Hal yang Sudah Baik dan Hal yang Perlu Ditingkatkan

Hal baik yang saya dapatkan selain menambah wawasan baru adalah untuk tidak cepat meremehkan sesuatu atau sebaliknya, menganggap sesuatu itu sulit padahal belum dipraktikkan dan digali lebih jauh lagi. Selain itu, yang saya ingat dari fasilitator yang selalu mengingatkan bahwa mengikuti pelatihan dalam pendidikan guru penggerak bukan hanya menuntaskan modul, tetapi bagaimana kita dapat menerapkannya dalam lingkungan sekolah.

Ke depannya, saya akan terus melakukan perbaikan, menggali materi dan menerapkannya sebagai langkah awal, kenudian berbagi praktik baik dengan guru-guru lain. Mereka sangat senang bisa menerima praktik baik dan beberapa sudah menerapkannya dalam kelas masing-masing.

Selain itu, saya sendiri belum menerapkan praktik coach ke murid. Seperti pada praktik segitiga restitusi sebelumnya di Modul 1.3, dalam tantangan ini saya akan menerapkan praktik coach ke murid khusus dari jenjang SMP atau SMA, dengan tingkat hambatan sedang atau ringan, atau tidak memiliki hambatan intelektual, agar komunikasi bisa berjalan, dan praktik yang diharapkan bisa tercapai optimal. Hal ini dikarenakan saya sendiri mengajar pada jenjang TKKh (Taman kanak-Kanak Khusus) yang muridnya masih membutuhkan stimulasi untuk berbicara/berkomunikas serta berinteraksi dengan orang lain.
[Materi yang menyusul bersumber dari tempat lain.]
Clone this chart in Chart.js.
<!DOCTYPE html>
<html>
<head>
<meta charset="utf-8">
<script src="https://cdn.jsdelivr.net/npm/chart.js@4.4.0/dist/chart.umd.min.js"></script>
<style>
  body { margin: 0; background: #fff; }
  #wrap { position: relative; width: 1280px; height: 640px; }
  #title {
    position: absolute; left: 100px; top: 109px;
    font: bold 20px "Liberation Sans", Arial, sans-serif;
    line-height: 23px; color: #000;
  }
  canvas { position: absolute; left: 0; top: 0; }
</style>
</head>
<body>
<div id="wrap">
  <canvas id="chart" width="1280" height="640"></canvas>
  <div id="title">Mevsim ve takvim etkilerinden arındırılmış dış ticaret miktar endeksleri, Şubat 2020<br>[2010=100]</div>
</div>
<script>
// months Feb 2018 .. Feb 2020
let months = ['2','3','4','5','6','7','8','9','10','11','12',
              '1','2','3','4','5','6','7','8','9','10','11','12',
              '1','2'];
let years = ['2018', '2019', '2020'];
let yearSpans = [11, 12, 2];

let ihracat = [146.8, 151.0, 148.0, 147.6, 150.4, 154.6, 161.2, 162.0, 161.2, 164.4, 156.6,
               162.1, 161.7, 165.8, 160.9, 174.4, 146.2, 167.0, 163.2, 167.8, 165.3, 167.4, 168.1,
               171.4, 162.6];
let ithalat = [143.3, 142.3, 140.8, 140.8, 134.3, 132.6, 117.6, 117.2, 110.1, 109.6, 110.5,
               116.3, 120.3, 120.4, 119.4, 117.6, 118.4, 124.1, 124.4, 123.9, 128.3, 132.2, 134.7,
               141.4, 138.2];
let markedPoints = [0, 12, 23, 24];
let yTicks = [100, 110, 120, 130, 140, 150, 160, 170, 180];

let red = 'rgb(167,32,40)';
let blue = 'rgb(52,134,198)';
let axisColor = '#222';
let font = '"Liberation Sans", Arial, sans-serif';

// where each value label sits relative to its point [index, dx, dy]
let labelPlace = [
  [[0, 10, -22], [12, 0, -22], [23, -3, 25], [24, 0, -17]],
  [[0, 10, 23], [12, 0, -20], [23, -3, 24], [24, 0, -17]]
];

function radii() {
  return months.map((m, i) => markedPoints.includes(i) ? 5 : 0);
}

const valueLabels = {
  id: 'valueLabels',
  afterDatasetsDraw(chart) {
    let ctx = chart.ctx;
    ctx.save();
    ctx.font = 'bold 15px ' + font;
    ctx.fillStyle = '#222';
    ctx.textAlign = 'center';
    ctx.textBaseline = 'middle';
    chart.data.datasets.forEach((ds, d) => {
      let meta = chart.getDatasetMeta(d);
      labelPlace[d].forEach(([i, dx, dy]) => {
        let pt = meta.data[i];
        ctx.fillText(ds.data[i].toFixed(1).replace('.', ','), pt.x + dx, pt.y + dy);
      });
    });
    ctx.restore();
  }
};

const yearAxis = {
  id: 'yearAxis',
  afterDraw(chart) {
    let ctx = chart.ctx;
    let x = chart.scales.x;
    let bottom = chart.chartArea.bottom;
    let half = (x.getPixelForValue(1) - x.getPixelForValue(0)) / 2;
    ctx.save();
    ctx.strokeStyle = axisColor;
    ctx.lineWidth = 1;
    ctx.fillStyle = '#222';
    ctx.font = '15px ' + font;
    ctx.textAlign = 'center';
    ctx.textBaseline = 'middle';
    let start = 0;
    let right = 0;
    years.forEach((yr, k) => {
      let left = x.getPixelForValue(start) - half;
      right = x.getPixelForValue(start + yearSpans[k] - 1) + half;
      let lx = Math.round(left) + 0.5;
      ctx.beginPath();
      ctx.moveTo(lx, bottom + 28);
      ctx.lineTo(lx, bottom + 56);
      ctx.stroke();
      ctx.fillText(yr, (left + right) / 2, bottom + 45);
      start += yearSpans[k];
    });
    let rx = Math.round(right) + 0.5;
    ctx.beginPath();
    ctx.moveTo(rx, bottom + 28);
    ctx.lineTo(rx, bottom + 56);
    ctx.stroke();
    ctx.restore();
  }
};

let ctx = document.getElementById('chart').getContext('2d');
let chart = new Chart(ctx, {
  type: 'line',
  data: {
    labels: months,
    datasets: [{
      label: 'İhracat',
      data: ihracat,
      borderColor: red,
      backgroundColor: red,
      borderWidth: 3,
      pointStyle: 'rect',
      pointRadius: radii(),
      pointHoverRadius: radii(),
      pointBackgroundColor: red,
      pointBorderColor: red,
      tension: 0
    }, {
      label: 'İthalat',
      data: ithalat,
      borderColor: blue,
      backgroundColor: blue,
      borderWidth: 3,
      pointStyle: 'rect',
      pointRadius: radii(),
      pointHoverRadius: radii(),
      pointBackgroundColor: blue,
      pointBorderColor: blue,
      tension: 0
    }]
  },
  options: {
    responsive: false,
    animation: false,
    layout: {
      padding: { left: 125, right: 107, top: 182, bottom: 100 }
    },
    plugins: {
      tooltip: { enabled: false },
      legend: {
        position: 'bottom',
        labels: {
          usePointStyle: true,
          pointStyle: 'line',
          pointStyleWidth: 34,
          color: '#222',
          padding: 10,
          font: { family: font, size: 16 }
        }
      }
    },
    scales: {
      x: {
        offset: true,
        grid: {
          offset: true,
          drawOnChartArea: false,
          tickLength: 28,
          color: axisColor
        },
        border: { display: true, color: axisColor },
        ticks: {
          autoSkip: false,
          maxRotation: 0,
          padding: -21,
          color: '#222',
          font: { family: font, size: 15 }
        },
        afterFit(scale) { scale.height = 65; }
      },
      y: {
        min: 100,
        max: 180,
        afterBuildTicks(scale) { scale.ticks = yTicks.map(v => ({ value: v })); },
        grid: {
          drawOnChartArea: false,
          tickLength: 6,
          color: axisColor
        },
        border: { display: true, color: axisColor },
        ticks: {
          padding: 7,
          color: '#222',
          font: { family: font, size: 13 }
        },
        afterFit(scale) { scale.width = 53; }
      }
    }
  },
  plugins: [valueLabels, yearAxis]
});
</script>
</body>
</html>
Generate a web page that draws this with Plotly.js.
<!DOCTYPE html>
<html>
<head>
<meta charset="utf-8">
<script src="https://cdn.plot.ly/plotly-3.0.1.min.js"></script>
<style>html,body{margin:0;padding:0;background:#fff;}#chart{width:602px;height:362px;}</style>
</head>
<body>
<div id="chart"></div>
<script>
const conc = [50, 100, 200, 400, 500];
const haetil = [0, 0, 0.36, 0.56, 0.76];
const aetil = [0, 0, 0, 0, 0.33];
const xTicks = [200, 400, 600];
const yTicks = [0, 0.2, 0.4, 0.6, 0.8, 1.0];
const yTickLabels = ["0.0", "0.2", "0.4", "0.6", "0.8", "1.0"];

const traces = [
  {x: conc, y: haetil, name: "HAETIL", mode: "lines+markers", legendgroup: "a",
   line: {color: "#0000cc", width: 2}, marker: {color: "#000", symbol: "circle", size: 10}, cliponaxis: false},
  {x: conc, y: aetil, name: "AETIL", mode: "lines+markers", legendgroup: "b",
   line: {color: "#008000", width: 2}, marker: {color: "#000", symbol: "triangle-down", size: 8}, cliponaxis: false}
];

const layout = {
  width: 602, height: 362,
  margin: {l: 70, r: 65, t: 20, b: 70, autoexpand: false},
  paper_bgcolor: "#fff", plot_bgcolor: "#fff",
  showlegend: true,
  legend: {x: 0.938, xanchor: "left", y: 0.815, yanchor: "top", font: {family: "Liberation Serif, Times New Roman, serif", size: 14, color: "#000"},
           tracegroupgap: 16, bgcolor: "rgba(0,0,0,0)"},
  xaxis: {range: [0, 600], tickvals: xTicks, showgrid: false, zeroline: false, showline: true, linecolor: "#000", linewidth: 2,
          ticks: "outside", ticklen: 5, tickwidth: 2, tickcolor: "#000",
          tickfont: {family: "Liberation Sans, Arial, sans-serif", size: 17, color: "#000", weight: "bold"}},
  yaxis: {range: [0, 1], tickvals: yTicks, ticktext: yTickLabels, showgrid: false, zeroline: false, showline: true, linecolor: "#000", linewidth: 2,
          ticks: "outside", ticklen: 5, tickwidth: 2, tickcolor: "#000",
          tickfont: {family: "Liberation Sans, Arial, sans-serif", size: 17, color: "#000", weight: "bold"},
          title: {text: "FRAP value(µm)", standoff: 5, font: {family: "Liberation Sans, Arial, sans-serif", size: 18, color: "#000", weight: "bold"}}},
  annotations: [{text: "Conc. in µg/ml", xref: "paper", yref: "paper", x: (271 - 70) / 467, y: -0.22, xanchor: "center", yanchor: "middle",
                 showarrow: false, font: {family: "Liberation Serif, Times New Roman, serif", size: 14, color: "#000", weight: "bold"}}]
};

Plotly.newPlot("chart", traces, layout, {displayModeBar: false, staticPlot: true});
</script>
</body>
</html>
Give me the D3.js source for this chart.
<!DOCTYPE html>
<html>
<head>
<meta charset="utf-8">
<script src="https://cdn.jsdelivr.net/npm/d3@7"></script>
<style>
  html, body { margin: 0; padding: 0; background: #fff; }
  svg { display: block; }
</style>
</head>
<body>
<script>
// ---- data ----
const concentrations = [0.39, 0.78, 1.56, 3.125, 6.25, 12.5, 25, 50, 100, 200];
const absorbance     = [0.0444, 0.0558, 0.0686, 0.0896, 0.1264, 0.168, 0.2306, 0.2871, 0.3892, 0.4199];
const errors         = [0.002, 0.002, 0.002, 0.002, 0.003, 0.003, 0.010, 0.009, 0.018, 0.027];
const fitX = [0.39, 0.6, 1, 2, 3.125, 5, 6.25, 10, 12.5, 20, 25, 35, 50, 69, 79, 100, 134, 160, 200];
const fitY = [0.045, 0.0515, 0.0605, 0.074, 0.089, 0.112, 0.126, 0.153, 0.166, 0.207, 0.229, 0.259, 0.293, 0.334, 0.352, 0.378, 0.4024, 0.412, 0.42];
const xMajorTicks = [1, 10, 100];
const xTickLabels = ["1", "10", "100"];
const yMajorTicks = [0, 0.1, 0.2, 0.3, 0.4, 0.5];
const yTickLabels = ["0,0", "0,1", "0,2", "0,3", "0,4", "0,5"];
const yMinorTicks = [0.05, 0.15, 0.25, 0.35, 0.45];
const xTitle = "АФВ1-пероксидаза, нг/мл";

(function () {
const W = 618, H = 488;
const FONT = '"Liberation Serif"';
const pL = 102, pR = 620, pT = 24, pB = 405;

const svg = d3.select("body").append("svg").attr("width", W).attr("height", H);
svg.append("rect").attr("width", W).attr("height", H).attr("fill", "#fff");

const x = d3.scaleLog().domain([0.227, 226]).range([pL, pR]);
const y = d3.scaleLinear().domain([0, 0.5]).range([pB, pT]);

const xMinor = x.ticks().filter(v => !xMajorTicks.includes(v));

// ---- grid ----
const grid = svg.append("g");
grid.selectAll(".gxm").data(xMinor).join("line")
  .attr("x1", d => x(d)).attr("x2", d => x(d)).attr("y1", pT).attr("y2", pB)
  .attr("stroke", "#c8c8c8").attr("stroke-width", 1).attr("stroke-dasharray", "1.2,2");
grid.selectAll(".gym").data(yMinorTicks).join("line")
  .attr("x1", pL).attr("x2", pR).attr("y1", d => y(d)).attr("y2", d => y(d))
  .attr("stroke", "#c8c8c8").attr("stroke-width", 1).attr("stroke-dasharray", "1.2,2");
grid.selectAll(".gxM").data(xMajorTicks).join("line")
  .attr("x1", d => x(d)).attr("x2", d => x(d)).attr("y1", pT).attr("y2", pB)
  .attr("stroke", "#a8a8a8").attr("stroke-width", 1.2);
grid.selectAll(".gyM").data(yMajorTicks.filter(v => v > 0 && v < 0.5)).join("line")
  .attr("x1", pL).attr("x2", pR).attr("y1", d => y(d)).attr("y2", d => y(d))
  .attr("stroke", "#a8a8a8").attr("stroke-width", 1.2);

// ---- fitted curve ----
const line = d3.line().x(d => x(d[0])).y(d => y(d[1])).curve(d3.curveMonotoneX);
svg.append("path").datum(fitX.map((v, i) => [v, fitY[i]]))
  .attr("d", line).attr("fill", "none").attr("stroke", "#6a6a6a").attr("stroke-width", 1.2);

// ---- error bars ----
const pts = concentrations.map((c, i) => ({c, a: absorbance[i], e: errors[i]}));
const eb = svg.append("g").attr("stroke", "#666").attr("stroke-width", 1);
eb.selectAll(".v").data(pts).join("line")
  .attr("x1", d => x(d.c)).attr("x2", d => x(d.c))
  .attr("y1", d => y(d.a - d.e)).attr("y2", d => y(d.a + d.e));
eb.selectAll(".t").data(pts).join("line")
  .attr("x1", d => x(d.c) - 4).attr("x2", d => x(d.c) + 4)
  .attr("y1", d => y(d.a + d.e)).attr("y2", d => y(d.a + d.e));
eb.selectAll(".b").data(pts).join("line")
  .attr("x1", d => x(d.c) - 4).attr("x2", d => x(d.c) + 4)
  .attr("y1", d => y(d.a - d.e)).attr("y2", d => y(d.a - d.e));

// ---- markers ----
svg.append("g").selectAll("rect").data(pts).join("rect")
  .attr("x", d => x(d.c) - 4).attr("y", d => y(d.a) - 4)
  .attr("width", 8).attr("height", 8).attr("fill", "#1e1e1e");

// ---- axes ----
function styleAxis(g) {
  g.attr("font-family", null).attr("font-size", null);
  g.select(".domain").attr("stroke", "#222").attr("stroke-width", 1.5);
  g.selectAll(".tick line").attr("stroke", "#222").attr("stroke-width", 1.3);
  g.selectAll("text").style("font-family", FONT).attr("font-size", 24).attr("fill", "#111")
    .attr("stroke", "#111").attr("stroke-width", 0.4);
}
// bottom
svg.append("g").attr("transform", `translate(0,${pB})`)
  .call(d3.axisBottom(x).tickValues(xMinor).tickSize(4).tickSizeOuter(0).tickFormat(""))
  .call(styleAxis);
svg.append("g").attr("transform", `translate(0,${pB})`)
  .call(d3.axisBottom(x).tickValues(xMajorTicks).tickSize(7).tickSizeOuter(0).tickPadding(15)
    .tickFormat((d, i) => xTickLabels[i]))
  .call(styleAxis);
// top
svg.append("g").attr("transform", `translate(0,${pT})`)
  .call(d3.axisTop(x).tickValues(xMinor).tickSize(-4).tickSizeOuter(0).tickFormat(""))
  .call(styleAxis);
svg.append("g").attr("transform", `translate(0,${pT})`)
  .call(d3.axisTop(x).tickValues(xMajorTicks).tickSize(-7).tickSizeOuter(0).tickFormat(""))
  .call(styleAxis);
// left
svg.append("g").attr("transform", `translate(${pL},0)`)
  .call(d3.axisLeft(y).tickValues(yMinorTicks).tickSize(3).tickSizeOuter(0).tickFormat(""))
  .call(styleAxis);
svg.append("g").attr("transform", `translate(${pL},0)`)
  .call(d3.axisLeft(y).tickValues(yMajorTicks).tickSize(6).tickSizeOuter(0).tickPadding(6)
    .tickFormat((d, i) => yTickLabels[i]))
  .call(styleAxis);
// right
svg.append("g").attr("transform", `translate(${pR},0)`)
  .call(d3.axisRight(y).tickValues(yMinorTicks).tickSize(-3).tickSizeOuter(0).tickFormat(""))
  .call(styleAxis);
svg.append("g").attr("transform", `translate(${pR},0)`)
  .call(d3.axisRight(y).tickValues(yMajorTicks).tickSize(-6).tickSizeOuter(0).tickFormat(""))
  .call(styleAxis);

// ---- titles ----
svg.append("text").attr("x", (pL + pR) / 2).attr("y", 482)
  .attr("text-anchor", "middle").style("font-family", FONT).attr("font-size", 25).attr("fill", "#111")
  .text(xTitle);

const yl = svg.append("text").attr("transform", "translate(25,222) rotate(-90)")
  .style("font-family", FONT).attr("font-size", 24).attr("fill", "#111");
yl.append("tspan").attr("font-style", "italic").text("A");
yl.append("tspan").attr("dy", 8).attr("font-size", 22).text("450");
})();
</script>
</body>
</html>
Keterkaitan Kompetensi dan Kematangan Pribadi

Berdasarkan bahan refleksi sebelumnya serta masukan dari teman sejawat serta pendampingan dengan pengajar praktik, saya juga perlu meningkatkan kemampuan atau kompetensi dalam berkomunikasi dan berkolaborasi dengan guru lain. Apalagi, di sekolah saya sendiri terdapat tiga calon guru penggerak. Hal ini merupakan kekuatan yang bisa dilakukan bersama-sama untuk saling berbagi dalam memajukan sekolah.